* **DATA SEGMENT**

>> Begin

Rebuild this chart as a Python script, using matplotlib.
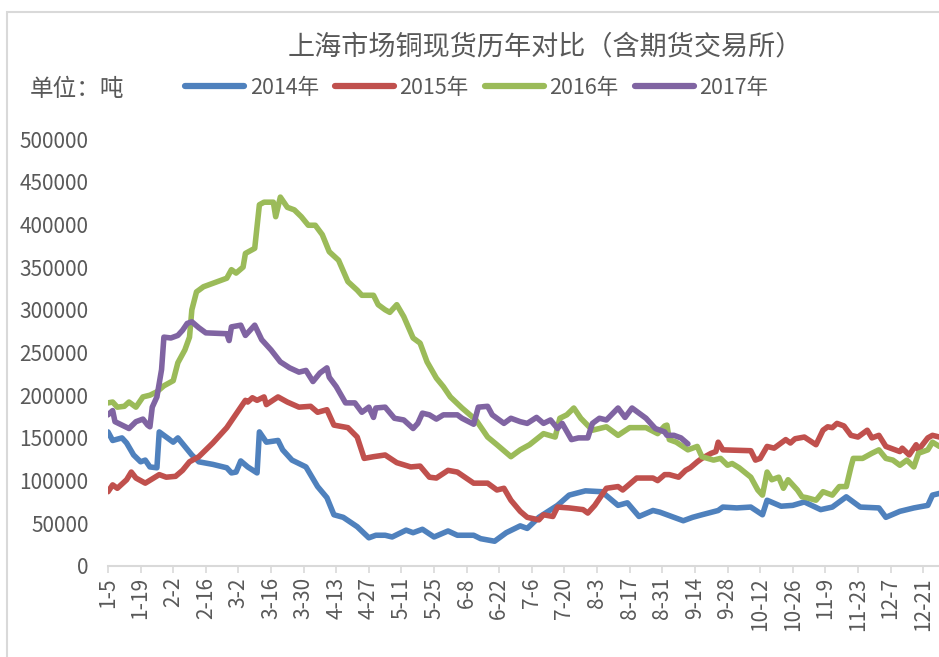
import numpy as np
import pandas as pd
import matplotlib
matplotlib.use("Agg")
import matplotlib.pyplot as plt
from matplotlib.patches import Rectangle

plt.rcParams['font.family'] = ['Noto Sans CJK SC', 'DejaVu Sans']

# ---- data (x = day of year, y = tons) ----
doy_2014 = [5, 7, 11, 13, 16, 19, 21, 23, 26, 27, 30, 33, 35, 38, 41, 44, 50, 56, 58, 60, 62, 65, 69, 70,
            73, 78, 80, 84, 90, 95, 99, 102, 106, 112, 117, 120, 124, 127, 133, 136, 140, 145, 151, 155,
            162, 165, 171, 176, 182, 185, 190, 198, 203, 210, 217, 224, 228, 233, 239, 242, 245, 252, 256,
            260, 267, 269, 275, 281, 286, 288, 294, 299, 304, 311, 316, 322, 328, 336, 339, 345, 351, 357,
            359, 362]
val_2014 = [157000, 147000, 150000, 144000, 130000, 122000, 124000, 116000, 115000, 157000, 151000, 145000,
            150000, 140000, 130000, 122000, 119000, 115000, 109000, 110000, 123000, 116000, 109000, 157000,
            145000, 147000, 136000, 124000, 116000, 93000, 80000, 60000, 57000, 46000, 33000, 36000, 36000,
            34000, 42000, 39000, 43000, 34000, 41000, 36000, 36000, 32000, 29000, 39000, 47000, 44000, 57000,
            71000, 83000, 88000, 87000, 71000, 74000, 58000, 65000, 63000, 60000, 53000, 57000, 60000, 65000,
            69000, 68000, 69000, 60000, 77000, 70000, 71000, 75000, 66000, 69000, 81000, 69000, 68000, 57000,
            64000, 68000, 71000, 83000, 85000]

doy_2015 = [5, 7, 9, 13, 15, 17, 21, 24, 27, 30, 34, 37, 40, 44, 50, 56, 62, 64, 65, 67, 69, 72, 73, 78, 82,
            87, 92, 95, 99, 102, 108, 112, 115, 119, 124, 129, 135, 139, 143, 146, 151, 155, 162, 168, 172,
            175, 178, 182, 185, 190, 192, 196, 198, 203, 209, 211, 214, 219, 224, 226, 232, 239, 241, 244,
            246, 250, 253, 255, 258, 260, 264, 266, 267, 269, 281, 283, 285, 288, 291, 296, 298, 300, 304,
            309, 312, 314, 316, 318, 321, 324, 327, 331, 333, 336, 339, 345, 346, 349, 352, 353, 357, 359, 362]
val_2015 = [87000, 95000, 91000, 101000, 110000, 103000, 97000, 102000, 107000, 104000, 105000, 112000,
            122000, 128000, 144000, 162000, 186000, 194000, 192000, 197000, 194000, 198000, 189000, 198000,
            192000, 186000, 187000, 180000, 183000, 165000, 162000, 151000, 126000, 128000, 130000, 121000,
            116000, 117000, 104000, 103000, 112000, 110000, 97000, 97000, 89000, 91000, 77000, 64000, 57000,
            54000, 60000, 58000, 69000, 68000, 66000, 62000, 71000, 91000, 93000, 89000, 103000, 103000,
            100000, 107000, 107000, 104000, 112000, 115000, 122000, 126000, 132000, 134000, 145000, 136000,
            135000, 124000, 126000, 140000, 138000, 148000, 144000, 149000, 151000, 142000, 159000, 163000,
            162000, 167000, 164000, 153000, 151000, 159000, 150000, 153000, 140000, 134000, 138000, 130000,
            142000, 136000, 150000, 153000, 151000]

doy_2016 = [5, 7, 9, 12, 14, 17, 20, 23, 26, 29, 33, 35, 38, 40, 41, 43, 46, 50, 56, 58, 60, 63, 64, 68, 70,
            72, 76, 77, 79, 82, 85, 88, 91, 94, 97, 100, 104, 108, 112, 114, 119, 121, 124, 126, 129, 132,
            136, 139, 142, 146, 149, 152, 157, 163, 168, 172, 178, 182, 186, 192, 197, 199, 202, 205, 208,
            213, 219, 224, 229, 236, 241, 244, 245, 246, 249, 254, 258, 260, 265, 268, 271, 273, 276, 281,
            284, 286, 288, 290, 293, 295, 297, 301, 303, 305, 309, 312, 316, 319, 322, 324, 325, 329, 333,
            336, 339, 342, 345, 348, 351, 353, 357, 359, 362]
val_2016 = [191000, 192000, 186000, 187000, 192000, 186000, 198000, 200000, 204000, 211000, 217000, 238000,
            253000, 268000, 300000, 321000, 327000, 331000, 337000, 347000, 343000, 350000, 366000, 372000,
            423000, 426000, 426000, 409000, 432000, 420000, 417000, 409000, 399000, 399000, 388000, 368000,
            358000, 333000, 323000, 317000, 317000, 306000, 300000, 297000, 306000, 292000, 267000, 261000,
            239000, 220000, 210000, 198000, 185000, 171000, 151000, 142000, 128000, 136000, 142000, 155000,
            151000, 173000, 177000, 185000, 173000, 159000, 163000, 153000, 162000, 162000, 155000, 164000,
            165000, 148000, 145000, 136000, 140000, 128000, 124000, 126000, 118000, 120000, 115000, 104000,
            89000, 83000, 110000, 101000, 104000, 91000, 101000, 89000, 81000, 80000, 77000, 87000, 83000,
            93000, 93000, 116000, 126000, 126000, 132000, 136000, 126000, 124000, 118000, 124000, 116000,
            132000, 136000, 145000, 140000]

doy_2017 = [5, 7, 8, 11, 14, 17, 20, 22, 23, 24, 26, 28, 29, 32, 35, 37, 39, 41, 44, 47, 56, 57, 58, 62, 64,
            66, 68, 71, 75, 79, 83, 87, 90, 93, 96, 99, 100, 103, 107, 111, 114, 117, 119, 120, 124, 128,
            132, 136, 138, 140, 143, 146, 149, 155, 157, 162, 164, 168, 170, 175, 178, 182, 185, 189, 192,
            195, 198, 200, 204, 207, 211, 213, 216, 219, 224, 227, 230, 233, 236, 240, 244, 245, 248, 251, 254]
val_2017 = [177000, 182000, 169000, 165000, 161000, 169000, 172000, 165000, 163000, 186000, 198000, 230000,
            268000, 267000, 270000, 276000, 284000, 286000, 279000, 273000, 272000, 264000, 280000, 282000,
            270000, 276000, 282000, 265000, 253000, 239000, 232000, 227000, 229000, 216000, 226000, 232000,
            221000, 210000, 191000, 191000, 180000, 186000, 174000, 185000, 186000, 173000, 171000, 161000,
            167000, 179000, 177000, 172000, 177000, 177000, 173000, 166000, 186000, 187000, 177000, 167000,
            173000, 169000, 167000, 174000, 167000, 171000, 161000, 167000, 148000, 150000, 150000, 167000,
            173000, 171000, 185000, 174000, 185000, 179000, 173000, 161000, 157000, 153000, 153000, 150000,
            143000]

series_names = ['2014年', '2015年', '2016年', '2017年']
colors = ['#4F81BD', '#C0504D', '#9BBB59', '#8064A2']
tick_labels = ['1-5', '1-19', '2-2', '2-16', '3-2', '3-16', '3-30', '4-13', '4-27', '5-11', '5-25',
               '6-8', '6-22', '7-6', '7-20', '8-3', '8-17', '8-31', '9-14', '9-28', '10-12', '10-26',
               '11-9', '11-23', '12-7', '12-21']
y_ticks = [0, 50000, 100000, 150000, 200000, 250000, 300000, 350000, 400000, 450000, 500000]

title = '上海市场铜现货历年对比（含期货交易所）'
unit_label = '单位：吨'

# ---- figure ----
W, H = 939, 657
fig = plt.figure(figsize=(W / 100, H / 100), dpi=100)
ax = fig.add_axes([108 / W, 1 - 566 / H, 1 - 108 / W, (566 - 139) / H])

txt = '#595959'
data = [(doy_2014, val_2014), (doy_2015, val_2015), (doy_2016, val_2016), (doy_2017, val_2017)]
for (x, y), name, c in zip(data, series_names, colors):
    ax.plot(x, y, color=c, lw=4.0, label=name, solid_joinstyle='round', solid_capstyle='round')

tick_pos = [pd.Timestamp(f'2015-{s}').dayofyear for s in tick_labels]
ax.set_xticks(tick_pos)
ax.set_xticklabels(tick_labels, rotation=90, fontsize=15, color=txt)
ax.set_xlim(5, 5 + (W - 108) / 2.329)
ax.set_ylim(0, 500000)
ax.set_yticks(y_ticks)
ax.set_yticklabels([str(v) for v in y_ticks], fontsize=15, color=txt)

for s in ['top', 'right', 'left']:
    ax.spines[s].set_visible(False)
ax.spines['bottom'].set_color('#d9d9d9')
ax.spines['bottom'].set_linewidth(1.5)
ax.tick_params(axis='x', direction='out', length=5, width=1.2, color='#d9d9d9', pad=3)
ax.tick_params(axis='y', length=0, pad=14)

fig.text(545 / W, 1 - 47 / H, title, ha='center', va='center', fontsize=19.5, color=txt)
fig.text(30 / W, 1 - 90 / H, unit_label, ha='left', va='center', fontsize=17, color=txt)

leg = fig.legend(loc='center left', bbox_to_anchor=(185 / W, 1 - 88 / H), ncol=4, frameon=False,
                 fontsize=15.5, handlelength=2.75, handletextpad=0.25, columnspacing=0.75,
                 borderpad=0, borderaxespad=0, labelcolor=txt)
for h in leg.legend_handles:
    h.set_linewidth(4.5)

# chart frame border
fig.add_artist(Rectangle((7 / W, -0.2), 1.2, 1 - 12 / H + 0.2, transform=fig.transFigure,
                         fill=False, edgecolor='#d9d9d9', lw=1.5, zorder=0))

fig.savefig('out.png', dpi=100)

>> End

* **TASK**
Repeat, exactly and in full, each line from the start of the data to the line that contains "plt.rcParams['font.family'] = ['Noto". Pictures do not go in.

* **TASK RESULT**
Rebuild this chart as a Python script, using matplotlib.
import numpy as np
import pandas as pd
import matplotlib
matplotlib.use("Agg")
import matplotlib.pyplot as plt
from matplotlib.patches import Rectangle

plt.rcParams['font.family'] = ['Noto Sans CJK SC', 'DejaVu Sans']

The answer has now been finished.